═════ DATA EXTRACT

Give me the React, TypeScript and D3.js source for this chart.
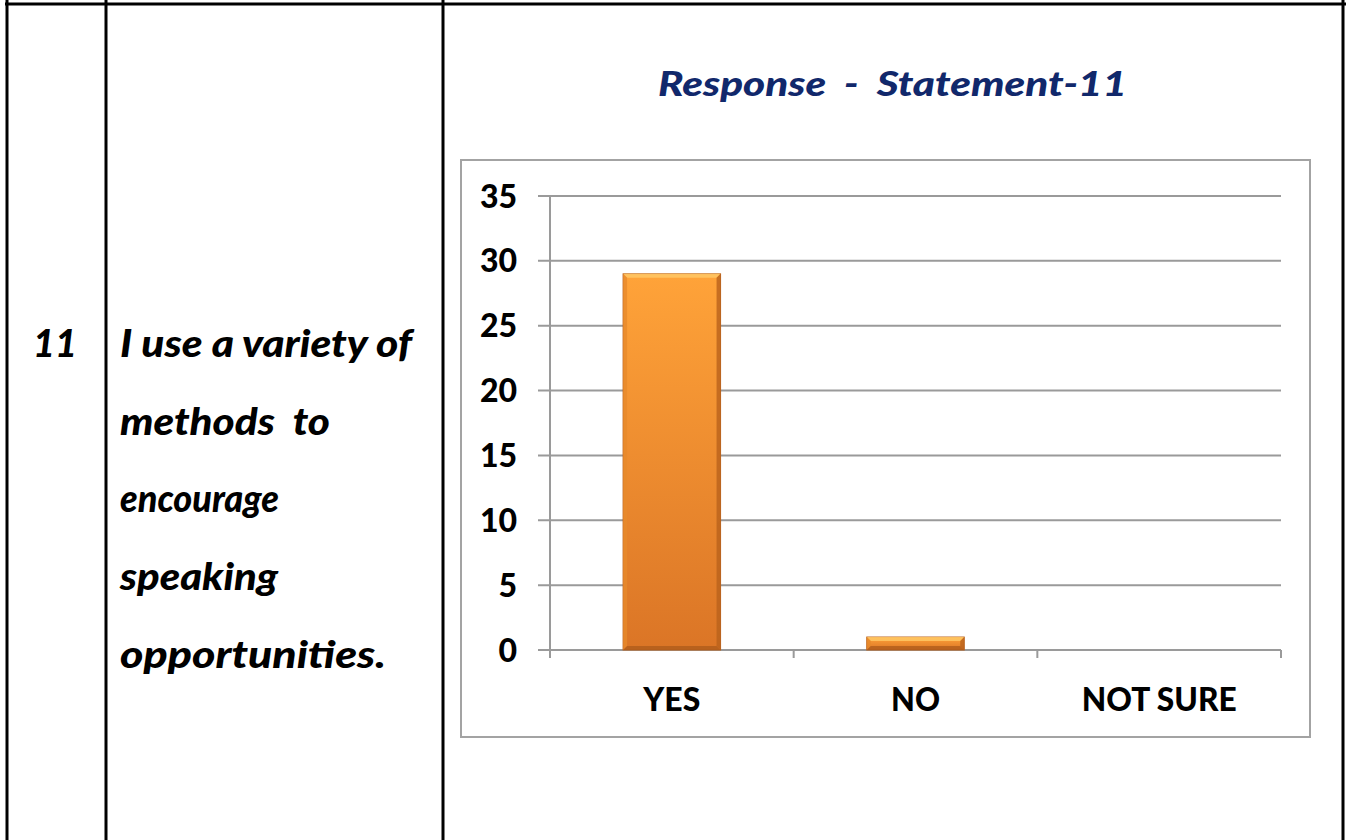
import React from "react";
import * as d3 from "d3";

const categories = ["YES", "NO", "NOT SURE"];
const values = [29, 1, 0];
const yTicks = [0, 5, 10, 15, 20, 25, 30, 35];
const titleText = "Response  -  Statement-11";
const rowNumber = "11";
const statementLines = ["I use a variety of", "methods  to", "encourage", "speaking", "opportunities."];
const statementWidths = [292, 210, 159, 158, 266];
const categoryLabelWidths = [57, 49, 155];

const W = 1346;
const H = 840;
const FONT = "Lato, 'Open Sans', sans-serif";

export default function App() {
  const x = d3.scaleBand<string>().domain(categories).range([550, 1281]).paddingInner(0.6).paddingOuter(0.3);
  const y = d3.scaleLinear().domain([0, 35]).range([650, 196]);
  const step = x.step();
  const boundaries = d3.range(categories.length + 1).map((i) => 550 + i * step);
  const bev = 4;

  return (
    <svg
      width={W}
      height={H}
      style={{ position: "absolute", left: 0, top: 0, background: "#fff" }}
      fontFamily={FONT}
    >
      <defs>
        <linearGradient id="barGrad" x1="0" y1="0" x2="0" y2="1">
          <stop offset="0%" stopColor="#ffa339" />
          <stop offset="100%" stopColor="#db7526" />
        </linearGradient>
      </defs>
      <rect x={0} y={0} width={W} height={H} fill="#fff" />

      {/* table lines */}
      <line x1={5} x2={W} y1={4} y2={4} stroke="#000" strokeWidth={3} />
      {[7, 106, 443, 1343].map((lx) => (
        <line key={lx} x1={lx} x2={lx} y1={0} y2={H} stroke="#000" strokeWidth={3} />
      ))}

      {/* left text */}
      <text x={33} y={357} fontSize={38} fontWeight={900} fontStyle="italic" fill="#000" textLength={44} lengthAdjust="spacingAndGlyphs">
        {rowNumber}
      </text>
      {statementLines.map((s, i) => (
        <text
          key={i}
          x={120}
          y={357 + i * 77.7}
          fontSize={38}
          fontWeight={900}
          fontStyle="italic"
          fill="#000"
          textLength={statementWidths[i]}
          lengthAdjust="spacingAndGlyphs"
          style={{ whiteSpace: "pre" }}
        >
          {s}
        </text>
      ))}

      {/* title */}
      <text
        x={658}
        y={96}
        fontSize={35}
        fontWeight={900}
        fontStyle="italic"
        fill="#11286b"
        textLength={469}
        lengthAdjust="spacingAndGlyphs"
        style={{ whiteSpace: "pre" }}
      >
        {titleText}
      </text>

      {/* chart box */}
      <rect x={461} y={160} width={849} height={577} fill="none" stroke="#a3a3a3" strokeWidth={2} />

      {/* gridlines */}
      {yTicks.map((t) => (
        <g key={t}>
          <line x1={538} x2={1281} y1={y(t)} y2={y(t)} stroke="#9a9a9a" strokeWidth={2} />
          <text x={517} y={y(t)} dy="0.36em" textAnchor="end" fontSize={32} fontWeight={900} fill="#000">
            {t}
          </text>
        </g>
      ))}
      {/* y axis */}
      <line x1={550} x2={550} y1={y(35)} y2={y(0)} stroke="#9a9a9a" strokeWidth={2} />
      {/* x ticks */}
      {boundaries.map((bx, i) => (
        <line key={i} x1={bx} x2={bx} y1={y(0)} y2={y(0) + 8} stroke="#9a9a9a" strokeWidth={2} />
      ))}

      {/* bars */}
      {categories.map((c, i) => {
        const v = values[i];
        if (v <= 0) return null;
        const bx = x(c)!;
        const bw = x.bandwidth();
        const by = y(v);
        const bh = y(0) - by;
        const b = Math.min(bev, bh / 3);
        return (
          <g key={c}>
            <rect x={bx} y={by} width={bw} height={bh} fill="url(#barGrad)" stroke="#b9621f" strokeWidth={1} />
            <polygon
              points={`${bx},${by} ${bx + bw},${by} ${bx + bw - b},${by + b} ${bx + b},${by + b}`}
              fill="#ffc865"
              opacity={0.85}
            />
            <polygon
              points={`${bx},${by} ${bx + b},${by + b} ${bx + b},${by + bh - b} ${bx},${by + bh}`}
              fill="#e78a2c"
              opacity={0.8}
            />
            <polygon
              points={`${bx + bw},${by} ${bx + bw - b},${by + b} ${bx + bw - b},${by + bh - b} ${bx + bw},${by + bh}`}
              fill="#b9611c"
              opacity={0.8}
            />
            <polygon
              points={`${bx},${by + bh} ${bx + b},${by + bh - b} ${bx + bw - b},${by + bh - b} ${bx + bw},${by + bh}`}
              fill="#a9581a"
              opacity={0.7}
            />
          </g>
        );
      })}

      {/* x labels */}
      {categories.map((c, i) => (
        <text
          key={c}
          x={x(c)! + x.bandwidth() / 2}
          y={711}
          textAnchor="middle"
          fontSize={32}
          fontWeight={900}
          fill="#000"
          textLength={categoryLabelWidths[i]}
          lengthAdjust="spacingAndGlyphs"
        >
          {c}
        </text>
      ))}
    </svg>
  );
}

══════════

:: INSTRUCTIONS FOR THE TASK ::
Quote the data above in full and without alteration; skip the pictures.

:: CORRECT RESPONSE ::
Give me the React, TypeScript and D3.js source for this chart.
import React from "react";
import * as d3 from "d3";

const categories = ["YES", "NO", "NOT SURE"];
const values = [29, 1, 0];
const yTicks = [0, 5, 10, 15, 20, 25, 30, 35];
const titleText = "Response  -  Statement-11";
const rowNumber = "11";
const statementLines = ["I use a variety of", "methods  to", "encourage", "speaking", "opportunities."];
const statementWidths = [292, 210, 159, 158, 266];
const categoryLabelWidths = [57, 49, 155];

const W = 1346;
const H = 840;
const FONT = "Lato, 'Open Sans', sans-serif";

export default function App() {
  const x = d3.scaleBand<string>().domain(categories).range([550, 1281]).paddingInner(0.6).paddingOuter(0.3);
  const y = d3.scaleLinear().domain([0, 35]).range([650, 196]);
  const step = x.step();
  const boundaries = d3.range(categories.length + 1).map((i) => 550 + i * step);
  const bev = 4;

  return (
    <svg
      width={W}
      height={H}
      style={{ position: "absolute", left: 0, top: 0, background: "#fff" }}
      fontFamily={FONT}
    >
      <defs>
        <linearGradient id="barGrad" x1="0" y1="0" x2="0" y2="1">
          <stop offset="0%" stopColor="#ffa339" />
          <stop offset="100%" stopColor="#db7526" />
        </linearGradient>
      </defs>
      <rect x={0} y={0} width={W} height={H} fill="#fff" />

      {/* table lines */}
      <line x1={5} x2={W} y1={4} y2={4} stroke="#000" strokeWidth={3} />
      {[7, 106, 443, 1343].map((lx) => (
        <line key={lx} x1={lx} x2={lx} y1={0} y2={H} stroke="#000" strokeWidth={3} />
      ))}

      {/* left text */}
      <text x={33} y={357} fontSize={38} fontWeight={900} fontStyle="italic" fill="#000" textLength={44} lengthAdjust="spacingAndGlyphs">
        {rowNumber}
      </text>
      {statementLines.map((s, i) => (
        <text
          key={i}
          x={120}
          y={357 + i * 77.7}
          fontSize={38}
          fontWeight={900}
          fontStyle="italic"
          fill="#000"
          textLength={statementWidths[i]}
          lengthAdjust="spacingAndGlyphs"
          style={{ whiteSpace: "pre" }}
        >
          {s}
        </text>
      ))}

      {/* title */}
      <text
        x={658}
        y={96}
        fontSize={35}
        fontWeight={900}
        fontStyle="italic"
        fill="#11286b"
        textLength={469}
        lengthAdjust="spacingAndGlyphs"
        style={{ whiteSpace: "pre" }}
      >
        {titleText}
      </text>

      {/* chart box */}
      <rect x={461} y={160} width={849} height={577} fill="none" stroke="#a3a3a3" strokeWidth={2} />

      {/* gridlines */}
      {yTicks.map((t) => (
        <g key={t}>
          <line x1={538} x2={1281} y1={y(t)} y2={y(t)} stroke="#9a9a9a" strokeWidth={2} />
          <text x={517} y={y(t)} dy="0.36em" textAnchor="end" fontSize={32} fontWeight={900} fill="#000">
            {t}
          </text>
        </g>
      ))}
      {/* y axis */}
      <line x1={550} x2={550} y1={y(35)} y2={y(0)} stroke="#9a9a9a" strokeWidth={2} />
      {/* x ticks */}
      {boundaries.map((bx, i) => (
        <line key={i} x1={bx} x2={bx} y1={y(0)} y2={y(0) + 8} stroke="#9a9a9a" strokeWidth={2} />
      ))}

      {/* bars */}
      {categories.map((c, i) => {
        const v = values[i];
        if (v <= 0) return null;
        const bx = x(c)!;
        const bw = x.bandwidth();
        const by = y(v);
        const bh = y(0) - by;
        const b = Math.min(bev, bh / 3);
        return (
          <g key={c}>
            <rect x={bx} y={by} width={bw} height={bh} fill="url(#barGrad)" stroke="#b9621f" strokeWidth={1} />
            <polygon
              points={`${bx},${by} ${bx + bw},${by} ${bx + bw - b},${by + b} ${bx + b},${by + b}`}
              fill="#ffc865"
              opacity={0.85}
            />
            <polygon
              points={`${bx},${by} ${bx + b},${by + b} ${bx + b},${by + bh - b} ${bx},${by + bh}`}
              fill="#e78a2c"
              opacity={0.8}
            />
            <polygon
              points={`${bx + bw},${by} ${bx + bw - b},${by + b} ${bx + bw - b},${by + bh - b} ${bx + bw},${by + bh}`}
              fill="#b9611c"
              opacity={0.8}
            />
            <polygon
              points={`${bx},${by + bh} ${bx + b},${by + bh - b} ${bx + bw - b},${by + bh - b} ${bx + bw},${by + bh}`}
              fill="#a9581a"
              opacity={0.7}
            />
          </g>
        );
      })}

      {/* x labels */}
      {categories.map((c, i) => (
        <text
          key={c}
          x={x(c)! + x.bandwidth() / 2}
          y={711}
          textAnchor="middle"
          fontSize={32}
          fontWeight={900}
          fill="#000"
          textLength={categoryLabelWidths[i]}
          lengthAdjust="spacingAndGlyphs"
        >
          {c}
        </text>
      ))}
    </svg>
  );
}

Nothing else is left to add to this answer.